Copy the records below word for word, from the first line through the line that contains "(561,35) rectangle (569,43);", and leave out any pictures.

Material:
-- Start --

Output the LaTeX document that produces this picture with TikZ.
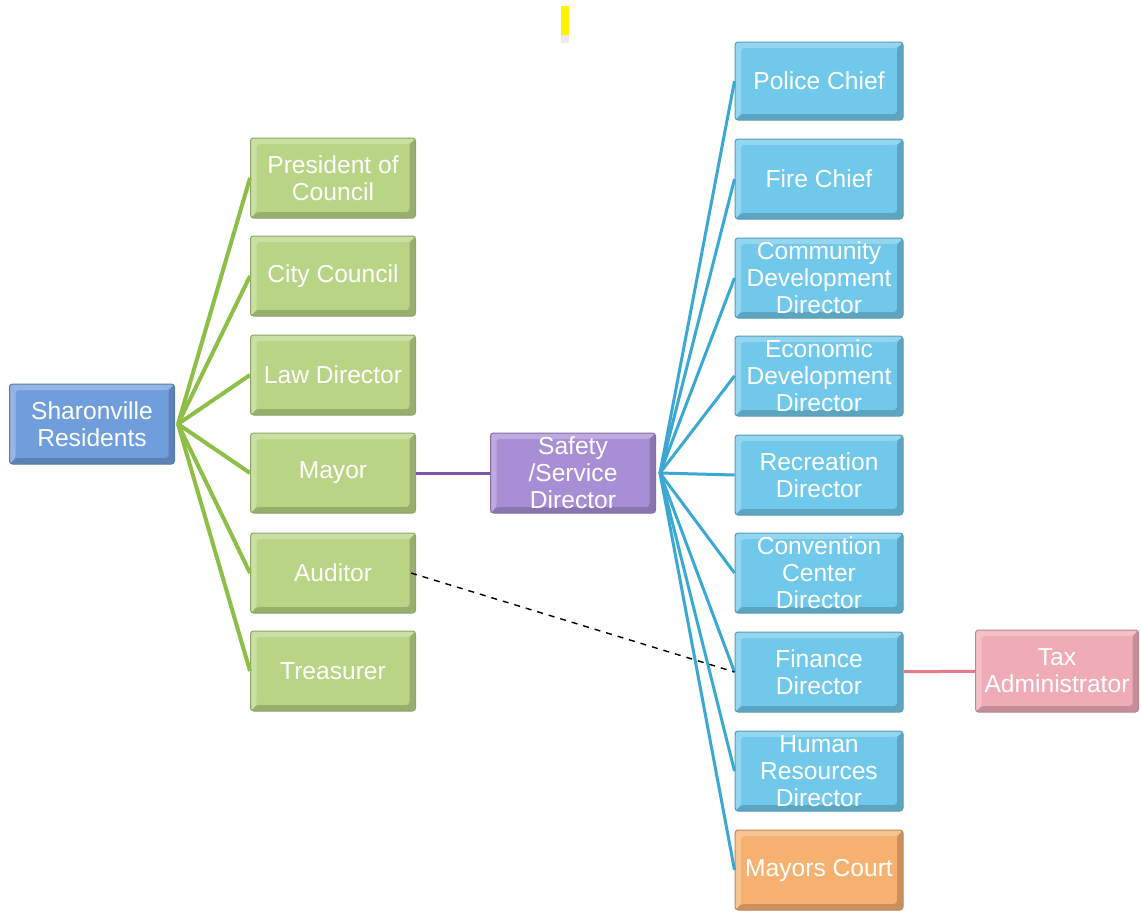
\documentclass[tikz,border=0pt]{standalone}
\usepackage{fontspec}
\setmainfont{Liberation Sans}
\usetikzlibrary{calc}
\definecolor{resblue}{RGB}{112,158,220}
\definecolor{cgreen}{RGB}{184,212,132}
\definecolor{spurple}{RGB}{168,142,212}
\definecolor{dblue}{RGB}{112,200,234}
\definecolor{tpink}{RGB}{240,172,182}
\definecolor{corange}{RGB}{246,176,112}
\definecolor{lgreen}{RGB}{140,190,72}
\definecolor{lblue}{RGB}{58,168,210}
\definecolor{lpurple}{RGB}{124,86,172}
\definecolor{lpink}{RGB}{226,124,134}
\tikzset{
  orgbox/.style={rectangle, rounded corners=1.5pt, fill=#1, draw=#1!78!black,
    line width=0.5pt, text=white, align=center, inner sep=0pt,
    font=\fontsize{12.3}{13.5}\selectfont,
    minimum width=82.5pt, minimum height=40pt,
    path picture={
      % bevel: dark lower/right rim, light upper/left rim
      \fill[#1!82!black] (path picture bounding box.south west)
        -- (path picture bounding box.south east)
        -- (path picture bounding box.north east)
        -- ([shift={(-3pt,-3pt)}]path picture bounding box.north east)
        -- ([shift={(-3pt,3pt)}]path picture bounding box.south east)
        -- ([shift={(3pt,3pt)}]path picture bounding box.south west) -- cycle;
      \fill[#1!75!white] (path picture bounding box.south west)
        -- (path picture bounding box.north west)
        -- (path picture bounding box.north east)
        -- ([shift={(-3pt,-3pt)}]path picture bounding box.north east)
        -- ([shift={(3pt,-3pt)}]path picture bounding box.north west)
        -- ([shift={(3pt,3pt)}]path picture bounding box.south west) -- cycle;
    }},
  tieline/.style={line width=#1}
}

\begin{document}
\begin{tikzpicture}[x=0.5pt,y=-0.5pt]

\useasboundingbox (0,0) rectangle (1141,916);
% odd yellow mark at the top
\fill[yellow] (561,6) rectangle (569,35);
\fill[black!8] (561,35) rectangle (569,43);

% residents and elected officials
\node[orgbox=resblue] (res) at (92,424) {Sharonville\\Residents};
\node[orgbox=cgreen] (pres) at (333,178) {President of\\Council};
\node[orgbox=cgreen] (city) at (333,276) {City Council};
\node[orgbox=cgreen] (law) at (333,375) {Law Director};
\node[orgbox=cgreen] (mayor) at (333,473) {Mayor};
\node[orgbox=cgreen] (aud) at (333,573) {Auditor};
\node[orgbox=cgreen] (treas) at (333,671) {Treasurer};

\node[orgbox=spurple] (safety) at (573,473) {Safety\\/Service\\Director};

% departments
\node[orgbox=dblue, minimum width=84pt, minimum height=39pt] (police) at (819,81) {Police Chief};
\node[orgbox=dblue, minimum width=84pt] (fire) at (819,179) {Fire Chief};
\node[orgbox=dblue, minimum width=84pt] (comm) at (819,278) {Community\\Development\\Director};
\node[orgbox=dblue, minimum width=84pt] (econ) at (819,376) {Economic\\Development\\Director};
\node[orgbox=dblue, minimum width=84pt] (rec) at (819,475) {Recreation\\Director};
\node[orgbox=dblue, minimum width=84pt] (conv) at (819,573) {Convention\\Center\\Director};
\node[orgbox=dblue, minimum width=84pt] (fin) at (819,672) {Finance\\Director};
\node[orgbox=dblue, minimum width=84pt] (hr) at (819,771) {Human\\Resources\\Director};
\node[orgbox=corange, minimum width=84pt] (court) at (819,870) {Mayors Court};

\node[orgbox=tpink, minimum width=81.5pt, minimum height=41pt] (tax) at (1057,671) {Tax\\Administrator};

% connectors
\foreach \n in {pres,city,law,mayor,aud,treas}
  \draw[tieline=2pt, lgreen] ([xshift=1.5pt]res.east) -- (\n.west);
\foreach \n in {police,fire,comm,econ,rec,conv,fin,hr,court}
  \draw[tieline=1.5pt, lblue] ([xshift=2pt]safety.east) -- (\n.west);
\draw[tieline=1.5pt, lpurple] (mayor) -- (safety);
\draw[tieline=1.5pt, lpink] (fin) -- (tax);
\draw[dashed, line width=0.7pt] ([xshift=-2.5pt]aud.east) -- (fin.west);

\end{tikzpicture}
\end{document}
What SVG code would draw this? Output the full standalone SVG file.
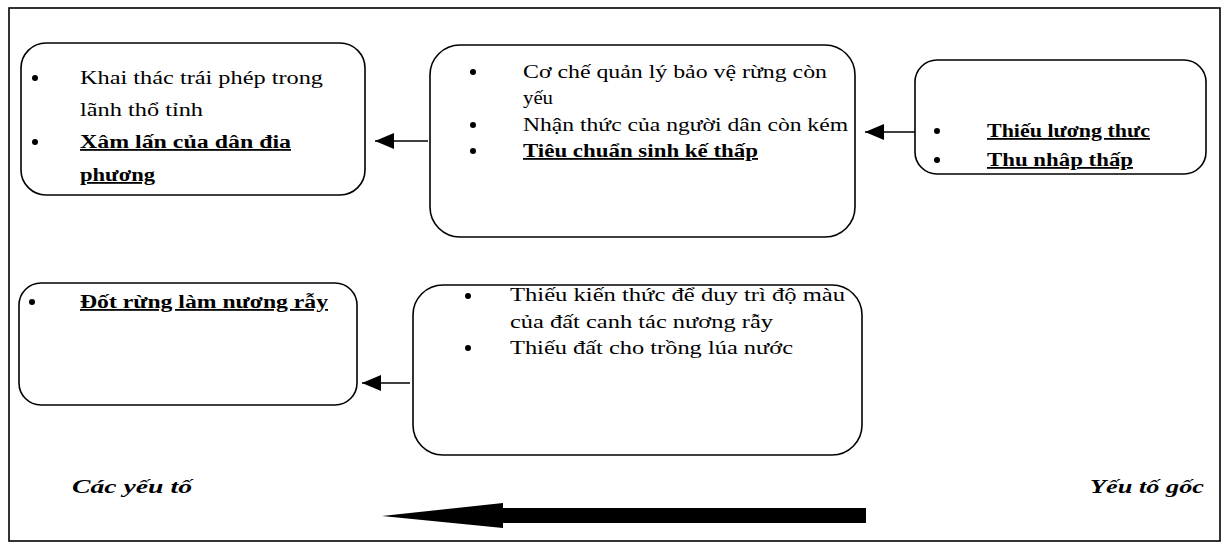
<svg xmlns="http://www.w3.org/2000/svg" width="1223" height="545" viewBox="0 0 1223 545">
<style>
.box{fill:#fff;stroke:#000;stroke-width:1.6}
.t{font-family:"Liberation Serif","Times New Roman",serif;font-size:18px;fill:#000}
.u{font-weight:bold;text-decoration:underline}
.lbl{font-family:"Liberation Serif","Times New Roman",serif;font-size:19px;font-weight:bold;font-style:italic;fill:#000}
.dot{fill:#000}
.conn{stroke:#000;stroke-width:1.5;fill:none}
</style>
<defs>
<marker id="ah" markerUnits="userSpaceOnUse" markerWidth="20" markerHeight="16" refX="19" refY="8" orient="auto">
<path d="M0,0 L19,8 L0,16 Z" fill="#000"/>
</marker>
</defs>
<rect x="9" y="8" width="1211" height="533" fill="#fff" stroke="#000" stroke-width="1.6"/>
<g id="n1">
<rect class="box" x="21" y="43" width="344" height="152" rx="25"/>
<circle class="dot" cx="35" cy="78" r="3"/>
<circle class="dot" cx="35" cy="142" r="3"/>
<text class="t" x="80" y="84" textLength="243" lengthAdjust="spacingAndGlyphs">Khai thác trái phép trong</text>
<text class="t" x="80" y="116" textLength="123" lengthAdjust="spacingAndGlyphs">lãnh thổ tỉnh</text>
<text class="t u" x="80" y="148" textLength="211" lengthAdjust="spacingAndGlyphs">Xâm lấn của dân đia</text>
<text class="t u" x="80" y="181" textLength="75" lengthAdjust="spacingAndGlyphs">phương</text>
</g>
<g id="n2">
<rect class="box" x="430" y="45" width="425" height="192" rx="30"/>
<circle class="dot" cx="473" cy="72" r="3"/>
<circle class="dot" cx="473" cy="125" r="3"/>
<circle class="dot" cx="473" cy="151" r="3"/>
<text class="t" x="523" y="78" textLength="304" lengthAdjust="spacingAndGlyphs">Cơ chế quản lý bảo vệ rừng còn</text>
<text class="t" x="523" y="104" textLength="30" lengthAdjust="spacingAndGlyphs">yếu</text>
<text class="t" x="523" y="131" textLength="325" lengthAdjust="spacingAndGlyphs">Nhận thức của người dân còn kém</text>
<text class="t u" x="523" y="157" textLength="235" lengthAdjust="spacingAndGlyphs">Tiêu chuẩn sinh kế thấp</text>
</g>
<g id="n3">
<rect class="box" x="915" y="60" width="291" height="114" rx="22"/>
<circle class="dot" cx="937" cy="131" r="3"/>
<circle class="dot" cx="937" cy="160" r="3"/>
<text class="t u" x="987" y="137" textLength="163" lengthAdjust="spacingAndGlyphs">Thiếu lương thưc</text>
<text class="t u" x="987" y="166" textLength="146" lengthAdjust="spacingAndGlyphs">Thu nhâp thấp</text>
</g>
<g id="n4">
<rect class="box" x="19" y="283" width="338" height="122" rx="22"/>
<circle class="dot" cx="32" cy="302" r="3"/>
<text class="t u" x="80" y="308" textLength="248" lengthAdjust="spacingAndGlyphs">Đốt rừng làm nương rẫy</text>
</g>
<g id="n5">
<rect class="box" x="413" y="285" width="449" height="170" rx="30"/>
<circle class="dot" cx="468" cy="296" r="3"/>
<circle class="dot" cx="468" cy="348" r="3"/>
<text class="t" x="510" y="301" textLength="335" lengthAdjust="spacingAndGlyphs">Thiếu kiến thức để duy trì độ màu</text>
<text class="t" x="510" y="328" textLength="263" lengthAdjust="spacingAndGlyphs">của đất canh tác nương rẫy</text>
<text class="t" x="510" y="354" textLength="283" lengthAdjust="spacingAndGlyphs">Thiếu đất cho trồng lúa nước</text>
</g>
<g id="labels">
<text class="lbl" x="72" y="493" textLength="120" lengthAdjust="spacingAndGlyphs">Các yếu tố</text>
<text class="lbl" x="1090" y="493" textLength="114" lengthAdjust="spacingAndGlyphs">Yếu tố gốc</text>
</g>
<g id="connectors">
<line class="conn" x1="428" y1="141" x2="375" y2="141" marker-end="url(#ah)"/>
<line class="conn" x1="915" y1="132" x2="865" y2="132" marker-end="url(#ah)"/>
<line class="conn" x1="410" y1="383" x2="362" y2="383" marker-end="url(#ah)"/>
<polygon points="382,516 503,503 503,508 866,508 866,523 503,523 503,528" fill="#000"/>
</g>
</svg>
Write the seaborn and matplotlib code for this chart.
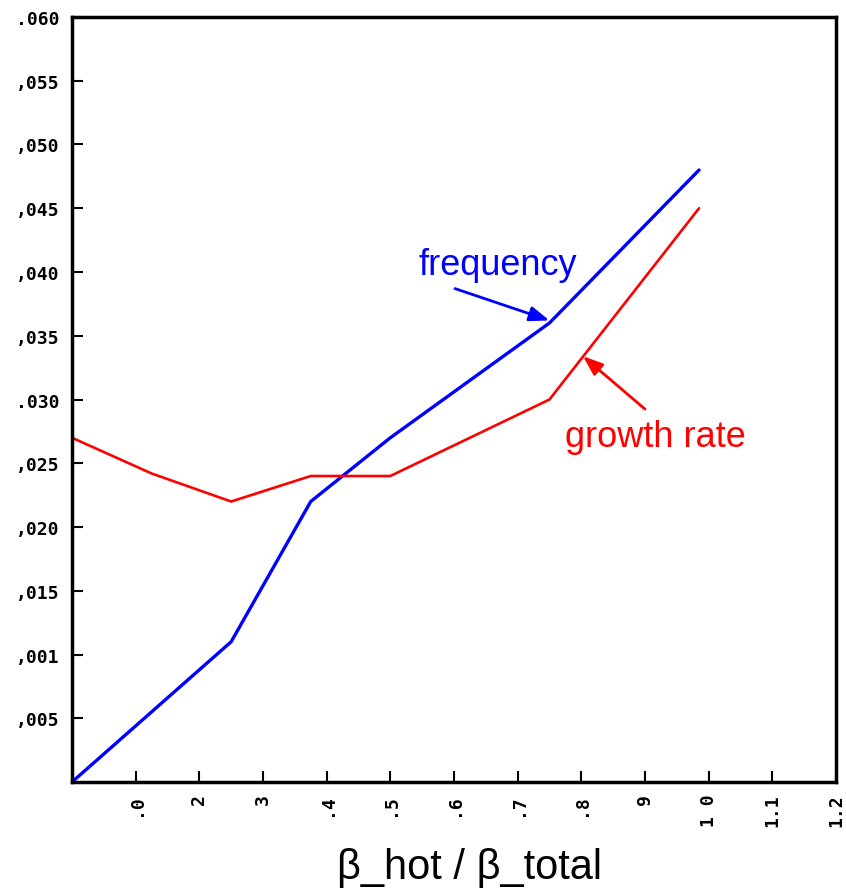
import matplotlib
matplotlib.use("Agg")
import matplotlib.pyplot as plt
import seaborn as sns
import pandas as pd

# data
freq_x = [0.0, 0.25, 0.375, 0.5, 0.75, 0.985]
freq_y = [0.0, 0.011, 0.022, 0.027, 0.036, 0.048]
growth_x = [0.0, 0.125, 0.25, 0.375, 0.5, 0.75, 0.985]
growth_y = [0.027, 0.0242, 0.022, 0.024, 0.024, 0.030, 0.045]

x_ticks = [0.1, 0.2, 0.3, 0.4, 0.5, 0.6, 0.7, 0.8, 0.9, 1.0, 1.1, 1.2]
x_ticklabels = [".0", "2", "3", ".4", ".5", ".6", ".7", ".8", "9", "1 0", "1.1", "1.2"]
y_ticks = [0.005, 0.010, 0.015, 0.020, 0.025, 0.030, 0.035, 0.040, 0.045, 0.050, 0.055, 0.060]
y_ticklabels = [",005", ",001", ",015", ",020", ",025", ".030", ",035", ",040", ",045", ",050", ",055", ".060"]

sns.set_style("white")
plt.rcParams['font.family'] = ['Liberation Sans', 'DejaVu Sans']
plt.rcParams['text.color'] = 'black'
plt.rcParams['axes.labelcolor'] = 'black'
plt.rcParams['xtick.color'] = 'black'
plt.rcParams['ytick.color'] = 'black'

fig = plt.figure(figsize=(8.46, 8.95), dpi=100)
ax = fig.add_axes([0.0851, 0.1251, 0.9030, 0.8548])

df_f = pd.DataFrame({"x": freq_x, "y": freq_y})
df_g = pd.DataFrame({"x": growth_x, "y": growth_y})
sns.lineplot(data=df_f, x="x", y="y", ax=ax, color="#0000ff", linewidth=2.4, sort=False)
sns.lineplot(data=df_g, x="x", y="y", ax=ax, color="#ff0000", linewidth=1.9, sort=False)

ax.set_xlim(0, 1.2)
ax.set_ylim(0, 0.060)
ax.set_xticks(x_ticks)
ax.set_xticklabels(x_ticklabels, rotation=90, family="DejaVu Sans Mono",
                   fontweight="bold", fontsize=13)
ax.set_yticks(y_ticks)
ax.set_yticklabels(y_ticklabels, family="DejaVu Sans Mono", fontweight="bold", fontsize=13)
ax.tick_params(axis="y", direction="in", length=8, width=1.5, pad=9,
               left=True, right=False)
ax.tick_params(axis="x", direction="in", length=8, width=1.5, pad=8,
               bottom=True, top=False)
for s in ax.spines.values():
    s.set_visible(True)
    s.set_color("black")
    s.set_linewidth(2.5)

ax.set_xlabel("β_hot / β_total", fontsize=30)
ax.xaxis.set_label_coords(0.52, -0.085)
ax.set_ylabel("")

ax.text(0.669, 0.0406, "frequency", color="#0000ff", fontsize=26,
        ha="center", va="center")
ax.annotate("", xy=(0.75, 0.0362), xytext=(0.6015, 0.0387),
            arrowprops=dict(arrowstyle="-|>,head_length=1.2,head_width=0.45",
                            color="#0000ff", lw=2, shrinkA=0, shrinkB=0))
ax.text(0.917, 0.0271, "growth rate", color="#ff0000", fontsize=26,
        ha="center", va="center")
ax.annotate("", xy=(0.8026, 0.0334), xytext=(0.90, 0.02925),
            arrowprops=dict(arrowstyle="-|>,head_length=1.2,head_width=0.45",
                            color="#ff0000", lw=2, shrinkA=0, shrinkB=0))

fig.savefig("out.png", dpi=100)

-- End --

Worked solution:
Output the LaTeX document that produces this picture with TikZ.
\documentclass[tikz,border=0pt]{standalone}
\usepackage{fontspec}
\setmainfont{Liberation Sans}
\usetikzlibrary{calc}
\definecolor{resblue}{RGB}{112,158,220}
\definecolor{cgreen}{RGB}{184,212,132}
\definecolor{spurple}{RGB}{168,142,212}
\definecolor{dblue}{RGB}{112,200,234}
\definecolor{tpink}{RGB}{240,172,182}
\definecolor{corange}{RGB}{246,176,112}
\definecolor{lgreen}{RGB}{140,190,72}
\definecolor{lblue}{RGB}{58,168,210}
\definecolor{lpurple}{RGB}{124,86,172}
\definecolor{lpink}{RGB}{226,124,134}
\tikzset{
  orgbox/.style={rectangle, rounded corners=1.5pt, fill=#1, draw=#1!78!black,
    line width=0.5pt, text=white, align=center, inner sep=0pt,
    font=\fontsize{12.3}{13.5}\selectfont,
    minimum width=82.5pt, minimum height=40pt,
    path picture={
      % bevel: dark lower/right rim, light upper/left rim
      \fill[#1!82!black] (path picture bounding box.south west)
        -- (path picture bounding box.south east)
        -- (path picture bounding box.north east)
        -- ([shift={(-3pt,-3pt)}]path picture bounding box.north east)
        -- ([shift={(-3pt,3pt)}]path picture bounding box.south east)
        -- ([shift={(3pt,3pt)}]path picture bounding box.south west) -- cycle;
      \fill[#1!75!white] (path picture bounding box.south west)
        -- (path picture bounding box.north west)
        -- (path picture bounding box.north east)
        -- ([shift={(-3pt,-3pt)}]path picture bounding box.north east)
        -- ([shift={(3pt,-3pt)}]path picture bounding box.north west)
        -- ([shift={(3pt,3pt)}]path picture bounding box.south west) -- cycle;
    }},
  tieline/.style={line width=#1}
}

\begin{document}
\begin{tikzpicture}[x=0.5pt,y=-0.5pt]

\useasboundingbox (0,0) rectangle (1141,916);
% odd yellow mark at the top
\fill[yellow] (561,6) rectangle (569,35);
\fill[black!8] (561,35) rectangle (569,43);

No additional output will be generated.